Code Sample, a copy-pastable example if possible
As expected:
import pandas as pd
all_cols = list("abcdefg")
informative_cols = ["a","c","g"]
dfrandom = pd.DataFrame(pd.np.random.rand(5, len(all_cols)), columns=all_cols)
field = informative_cols[0]
print(field)
print(type(dfrandom[field]))
print(type(dfrandom[informative_cols][field]))
returns:
a
<class 'pandas.core.series.Series'>
<class 'pandas.core.series.Series'>
However, unexpectedly:
import pandas as pd
all_cols = list("abcdefg")
informative_cols = ["a","c","g"]
dfrandom = pd.DataFrame(pd.np.random.rand(5, len(all_cols)), columns=all_cols)

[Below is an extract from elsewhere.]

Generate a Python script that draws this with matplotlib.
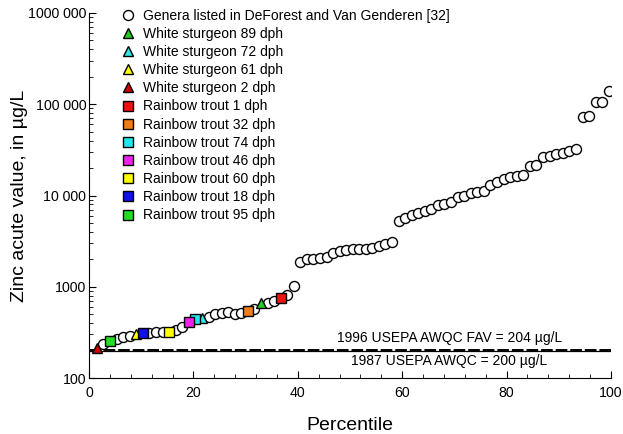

field = informative_cols[0]
print(field)
print(type(dfrandom[field]))
print(type(dfrandom[informative_cols][field]))
returns:
0_AnatomicRegionSequence_CodeMeaning
<class 'pandas.core.series.Series'>
<class 'pandas.core.frame.DataFrame'>
Problem description
Subsetting one single column with a string must output the same result independent of copying and previous subsetting. Because expected output is consistent and unexpected is inconsistent
Expected Output
0_AnatomicRegionSequence_CodeMeaning
<class 'pandas.core.series.Series'>
<class 'pandas.core.series.Series'>
Output of pd.show_versions()
Comment From: TomAugspurger
Can you check your second example? I see
a
<class 'pandas.core.series.Series'>
<class 'pandas.core.series.Series'>
for both.
Comment From: jorisvandenbossche
@DSLituiev I think you mistakingly pasted twice exactly the same code for both the working and failing example. Can you update this?
Comment From: DSLituiev
I beg pardon.
informative_cols = [all_cols[x] for x in [0,2,4]]
informative_cols = informative_cols + informative_cols
dfrandom = pd.DataFrame(pd.np.random.rand(5, len(all_cols)), columns=all_cols)
field = informative_cols[0]
print(field)
print(type(dfrandom[field]))
print(type(dfrandom[informative_cols][field]))
The issue seems due to duplicated columns in selection
Comment From: DSLituiev
Maybe it is good to return a warning in this case?
Comment From: jorisvandenbossche
Ah, yes, that is expected. If you have duplicate column names, df[col_name]
will select all columns with this name, and thus return a DataFrame instead of a Series
Comment From: TomAugspurger
I don't think we'll issue a warning here. For better or worse, duplicates are allowed and used by some.
I'd recommend using something like engarde if you want runtime validation that you don't have duplicates.